◆ **Task statement**
Begin the copy with the line that contains "Generate a component" and end it with the line that contains "BarChart, Bar, Cell". Print these lines exactly and omit all pictures.

◆ **Data provided**
^^^^

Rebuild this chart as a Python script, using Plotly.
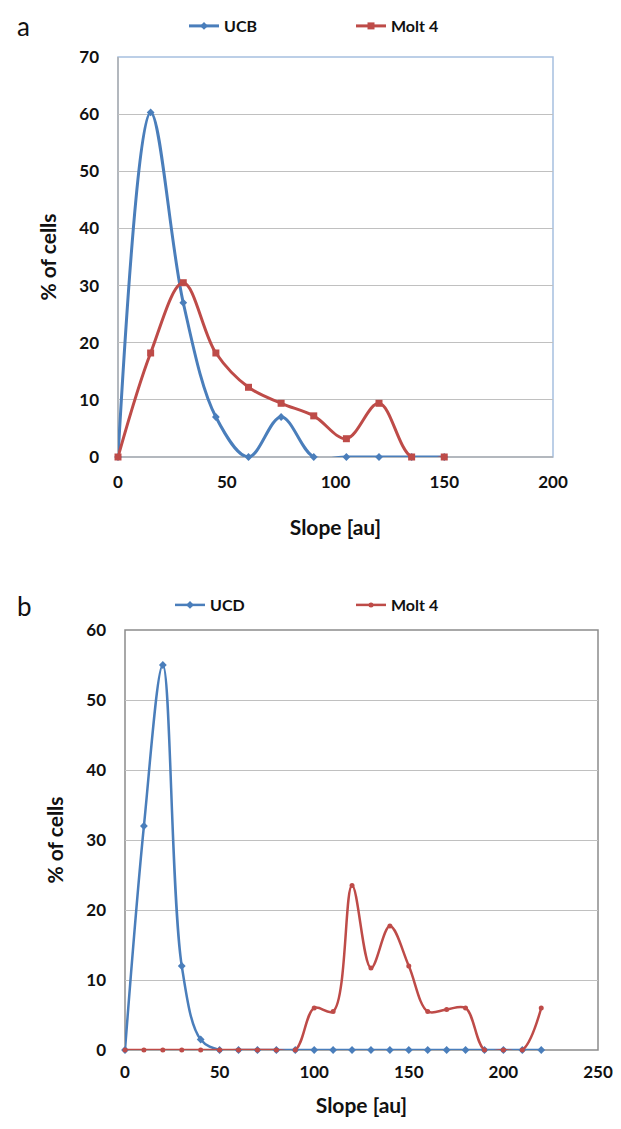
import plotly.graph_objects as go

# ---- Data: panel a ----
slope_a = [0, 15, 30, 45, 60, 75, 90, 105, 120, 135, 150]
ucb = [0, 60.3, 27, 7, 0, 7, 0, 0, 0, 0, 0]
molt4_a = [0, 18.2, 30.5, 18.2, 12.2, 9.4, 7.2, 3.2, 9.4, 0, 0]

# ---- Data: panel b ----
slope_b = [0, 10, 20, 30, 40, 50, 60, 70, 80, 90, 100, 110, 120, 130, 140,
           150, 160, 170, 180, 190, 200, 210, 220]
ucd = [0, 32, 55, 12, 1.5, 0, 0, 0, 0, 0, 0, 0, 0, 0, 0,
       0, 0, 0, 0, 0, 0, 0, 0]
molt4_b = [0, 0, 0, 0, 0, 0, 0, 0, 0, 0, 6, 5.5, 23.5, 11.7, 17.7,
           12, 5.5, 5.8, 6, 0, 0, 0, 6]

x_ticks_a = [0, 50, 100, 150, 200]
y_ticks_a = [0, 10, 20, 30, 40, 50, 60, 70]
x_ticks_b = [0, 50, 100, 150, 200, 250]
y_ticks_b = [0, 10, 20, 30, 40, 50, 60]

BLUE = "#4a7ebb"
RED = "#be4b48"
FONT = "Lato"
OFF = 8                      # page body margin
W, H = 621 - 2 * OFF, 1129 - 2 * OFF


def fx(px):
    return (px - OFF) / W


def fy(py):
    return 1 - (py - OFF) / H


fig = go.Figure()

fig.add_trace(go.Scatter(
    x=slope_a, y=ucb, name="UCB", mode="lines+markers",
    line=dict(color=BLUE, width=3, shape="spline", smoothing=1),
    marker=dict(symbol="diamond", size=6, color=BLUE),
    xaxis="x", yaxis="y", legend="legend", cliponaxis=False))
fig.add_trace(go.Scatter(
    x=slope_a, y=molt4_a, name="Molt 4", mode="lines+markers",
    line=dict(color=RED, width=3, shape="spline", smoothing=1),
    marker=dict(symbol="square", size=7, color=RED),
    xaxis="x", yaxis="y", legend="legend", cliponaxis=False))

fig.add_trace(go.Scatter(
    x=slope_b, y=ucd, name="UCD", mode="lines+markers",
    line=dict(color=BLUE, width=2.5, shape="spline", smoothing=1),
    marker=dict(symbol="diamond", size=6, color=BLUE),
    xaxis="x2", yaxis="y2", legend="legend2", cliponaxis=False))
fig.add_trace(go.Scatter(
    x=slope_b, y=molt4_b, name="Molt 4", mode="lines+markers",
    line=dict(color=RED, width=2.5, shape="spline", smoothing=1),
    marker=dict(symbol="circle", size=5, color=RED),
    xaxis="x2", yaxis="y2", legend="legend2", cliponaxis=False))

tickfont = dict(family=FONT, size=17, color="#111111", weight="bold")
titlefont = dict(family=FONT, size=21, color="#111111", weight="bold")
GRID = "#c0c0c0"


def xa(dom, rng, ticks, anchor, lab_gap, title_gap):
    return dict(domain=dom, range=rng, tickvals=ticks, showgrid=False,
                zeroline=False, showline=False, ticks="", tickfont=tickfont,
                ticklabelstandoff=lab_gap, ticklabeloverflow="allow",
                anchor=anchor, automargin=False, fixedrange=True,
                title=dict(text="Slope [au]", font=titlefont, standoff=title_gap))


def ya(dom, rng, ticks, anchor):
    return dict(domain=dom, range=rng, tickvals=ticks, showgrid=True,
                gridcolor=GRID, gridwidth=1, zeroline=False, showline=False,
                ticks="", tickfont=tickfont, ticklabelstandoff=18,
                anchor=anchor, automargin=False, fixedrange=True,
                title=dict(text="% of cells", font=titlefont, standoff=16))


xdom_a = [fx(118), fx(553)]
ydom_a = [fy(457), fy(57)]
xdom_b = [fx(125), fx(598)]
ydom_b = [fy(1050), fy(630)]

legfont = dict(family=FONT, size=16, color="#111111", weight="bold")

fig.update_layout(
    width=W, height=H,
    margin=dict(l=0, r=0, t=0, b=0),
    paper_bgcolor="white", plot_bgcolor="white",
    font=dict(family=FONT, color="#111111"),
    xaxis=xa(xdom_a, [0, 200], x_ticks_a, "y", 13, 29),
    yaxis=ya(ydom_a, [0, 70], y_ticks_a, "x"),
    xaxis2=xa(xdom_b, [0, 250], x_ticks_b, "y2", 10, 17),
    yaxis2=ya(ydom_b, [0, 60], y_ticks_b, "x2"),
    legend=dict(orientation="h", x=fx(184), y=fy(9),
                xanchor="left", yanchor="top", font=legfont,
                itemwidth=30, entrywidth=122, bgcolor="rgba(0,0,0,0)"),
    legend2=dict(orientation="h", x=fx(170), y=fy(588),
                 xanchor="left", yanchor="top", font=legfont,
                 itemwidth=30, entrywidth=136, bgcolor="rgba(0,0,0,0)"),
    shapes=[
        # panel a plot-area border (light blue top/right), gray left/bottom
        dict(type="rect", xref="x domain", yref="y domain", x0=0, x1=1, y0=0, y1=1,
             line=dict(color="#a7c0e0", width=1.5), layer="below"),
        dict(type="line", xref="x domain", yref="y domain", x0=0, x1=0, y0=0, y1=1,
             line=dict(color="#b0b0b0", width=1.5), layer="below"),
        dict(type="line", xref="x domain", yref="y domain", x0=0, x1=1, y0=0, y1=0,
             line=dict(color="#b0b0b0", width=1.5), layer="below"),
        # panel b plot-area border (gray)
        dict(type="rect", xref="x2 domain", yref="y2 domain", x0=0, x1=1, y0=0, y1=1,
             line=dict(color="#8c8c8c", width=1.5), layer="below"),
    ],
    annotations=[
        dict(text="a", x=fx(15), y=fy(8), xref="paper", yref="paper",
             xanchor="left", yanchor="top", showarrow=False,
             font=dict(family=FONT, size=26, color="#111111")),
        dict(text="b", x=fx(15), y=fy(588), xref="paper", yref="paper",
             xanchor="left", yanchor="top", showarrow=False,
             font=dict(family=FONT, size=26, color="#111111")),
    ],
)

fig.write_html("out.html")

^^^^

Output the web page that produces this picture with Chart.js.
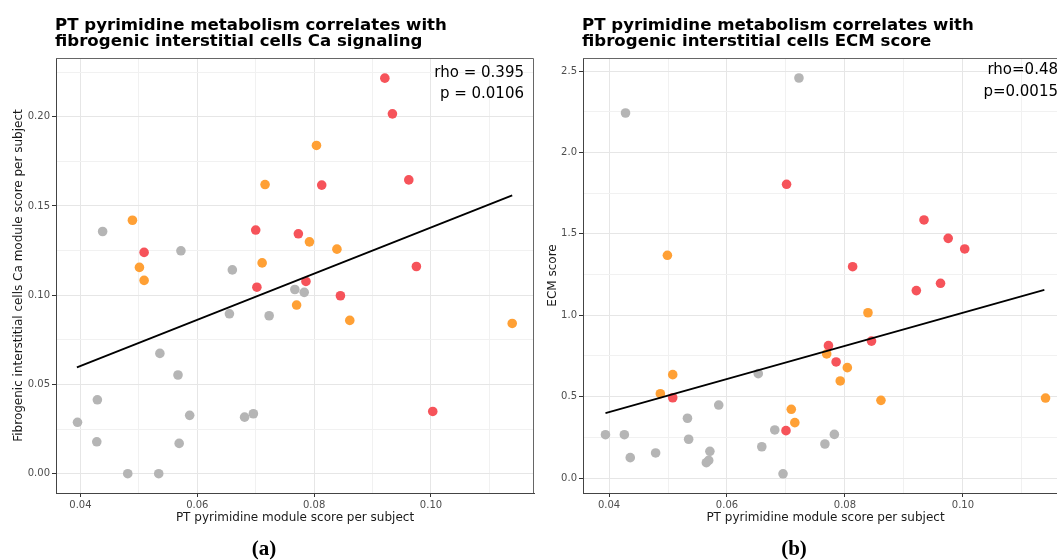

^^^^

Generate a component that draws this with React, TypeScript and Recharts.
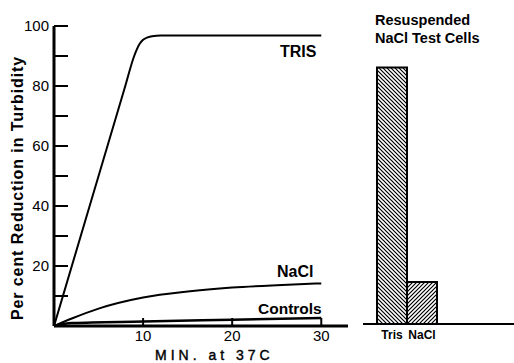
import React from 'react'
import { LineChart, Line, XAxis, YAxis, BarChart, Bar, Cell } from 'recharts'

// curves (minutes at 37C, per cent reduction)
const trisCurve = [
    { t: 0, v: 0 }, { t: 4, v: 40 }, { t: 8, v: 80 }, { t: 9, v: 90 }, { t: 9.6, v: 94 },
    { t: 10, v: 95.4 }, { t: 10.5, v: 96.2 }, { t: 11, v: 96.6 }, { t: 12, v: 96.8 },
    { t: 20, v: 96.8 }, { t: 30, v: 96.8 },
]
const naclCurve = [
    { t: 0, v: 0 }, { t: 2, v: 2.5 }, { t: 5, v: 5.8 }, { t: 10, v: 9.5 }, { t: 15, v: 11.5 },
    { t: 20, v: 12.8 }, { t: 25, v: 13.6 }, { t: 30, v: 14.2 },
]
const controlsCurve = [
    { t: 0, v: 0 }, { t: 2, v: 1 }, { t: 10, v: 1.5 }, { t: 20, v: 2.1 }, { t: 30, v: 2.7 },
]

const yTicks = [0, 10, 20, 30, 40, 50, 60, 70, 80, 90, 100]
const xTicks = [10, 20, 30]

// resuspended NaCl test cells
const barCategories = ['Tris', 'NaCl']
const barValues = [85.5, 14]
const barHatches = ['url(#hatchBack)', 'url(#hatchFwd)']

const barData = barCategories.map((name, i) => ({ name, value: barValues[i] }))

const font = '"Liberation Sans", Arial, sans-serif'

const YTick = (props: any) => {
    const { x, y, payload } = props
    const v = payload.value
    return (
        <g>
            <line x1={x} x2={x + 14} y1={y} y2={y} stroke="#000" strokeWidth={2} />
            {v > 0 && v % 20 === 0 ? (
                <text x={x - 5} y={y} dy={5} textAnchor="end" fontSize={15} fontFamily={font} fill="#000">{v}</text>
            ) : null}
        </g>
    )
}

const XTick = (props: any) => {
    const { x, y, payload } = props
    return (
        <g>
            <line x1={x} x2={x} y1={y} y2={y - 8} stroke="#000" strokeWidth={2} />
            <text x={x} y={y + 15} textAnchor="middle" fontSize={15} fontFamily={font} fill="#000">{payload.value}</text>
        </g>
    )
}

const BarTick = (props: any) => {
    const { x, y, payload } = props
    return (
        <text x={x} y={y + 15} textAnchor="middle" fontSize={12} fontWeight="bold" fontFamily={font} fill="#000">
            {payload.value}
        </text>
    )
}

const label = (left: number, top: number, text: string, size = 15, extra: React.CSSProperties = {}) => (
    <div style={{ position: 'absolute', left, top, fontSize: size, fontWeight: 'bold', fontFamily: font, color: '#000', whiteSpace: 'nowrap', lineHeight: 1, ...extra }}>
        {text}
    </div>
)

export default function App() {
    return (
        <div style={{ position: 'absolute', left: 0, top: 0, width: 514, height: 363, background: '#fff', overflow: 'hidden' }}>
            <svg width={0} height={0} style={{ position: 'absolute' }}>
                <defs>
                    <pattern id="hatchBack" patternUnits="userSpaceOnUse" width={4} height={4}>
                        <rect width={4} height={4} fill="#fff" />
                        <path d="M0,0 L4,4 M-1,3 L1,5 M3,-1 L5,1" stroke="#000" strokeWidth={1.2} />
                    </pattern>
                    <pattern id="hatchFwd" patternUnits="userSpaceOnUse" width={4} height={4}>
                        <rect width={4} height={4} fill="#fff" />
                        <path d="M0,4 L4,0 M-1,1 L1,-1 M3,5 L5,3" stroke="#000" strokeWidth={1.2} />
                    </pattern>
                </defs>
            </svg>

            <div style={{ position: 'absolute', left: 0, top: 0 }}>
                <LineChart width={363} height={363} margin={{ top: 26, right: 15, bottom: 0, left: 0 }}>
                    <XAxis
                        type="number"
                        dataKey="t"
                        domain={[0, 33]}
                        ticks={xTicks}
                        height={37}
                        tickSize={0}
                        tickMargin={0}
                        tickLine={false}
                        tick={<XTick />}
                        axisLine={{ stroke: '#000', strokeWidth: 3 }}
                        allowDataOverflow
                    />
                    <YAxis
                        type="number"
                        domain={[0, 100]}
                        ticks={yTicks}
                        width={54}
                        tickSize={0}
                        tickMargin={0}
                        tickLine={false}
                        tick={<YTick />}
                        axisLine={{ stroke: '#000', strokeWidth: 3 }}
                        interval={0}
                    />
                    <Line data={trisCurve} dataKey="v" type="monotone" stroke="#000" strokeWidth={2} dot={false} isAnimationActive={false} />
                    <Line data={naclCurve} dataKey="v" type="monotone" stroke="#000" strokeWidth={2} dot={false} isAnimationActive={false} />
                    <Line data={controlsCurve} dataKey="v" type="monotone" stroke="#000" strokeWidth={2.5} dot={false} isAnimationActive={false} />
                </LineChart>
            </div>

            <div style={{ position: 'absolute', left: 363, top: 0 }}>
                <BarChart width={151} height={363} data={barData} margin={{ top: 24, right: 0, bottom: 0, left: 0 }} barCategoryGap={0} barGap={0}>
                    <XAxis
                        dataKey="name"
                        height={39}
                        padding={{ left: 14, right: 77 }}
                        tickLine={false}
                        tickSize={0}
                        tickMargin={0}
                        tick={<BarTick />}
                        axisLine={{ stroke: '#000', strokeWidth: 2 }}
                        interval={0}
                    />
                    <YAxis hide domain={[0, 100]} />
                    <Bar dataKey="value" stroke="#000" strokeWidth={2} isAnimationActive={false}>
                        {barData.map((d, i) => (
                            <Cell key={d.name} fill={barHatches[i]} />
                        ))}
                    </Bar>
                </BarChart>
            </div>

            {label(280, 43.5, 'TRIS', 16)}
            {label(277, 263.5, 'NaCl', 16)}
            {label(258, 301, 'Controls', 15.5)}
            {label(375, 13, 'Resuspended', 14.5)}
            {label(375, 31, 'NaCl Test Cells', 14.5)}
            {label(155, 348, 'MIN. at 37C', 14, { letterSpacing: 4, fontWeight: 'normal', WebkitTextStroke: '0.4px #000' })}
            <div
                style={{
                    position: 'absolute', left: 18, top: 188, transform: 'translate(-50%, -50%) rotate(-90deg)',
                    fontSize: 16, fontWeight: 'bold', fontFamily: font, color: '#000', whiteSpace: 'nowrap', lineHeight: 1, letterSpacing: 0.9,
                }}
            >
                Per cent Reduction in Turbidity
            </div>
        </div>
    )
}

^^^^

◆ **Answer in full**
Generate a component that draws this with React, TypeScript and Recharts.
import React from 'react'
import { LineChart, Line, XAxis, YAxis, BarChart, Bar, Cell } from 'recharts'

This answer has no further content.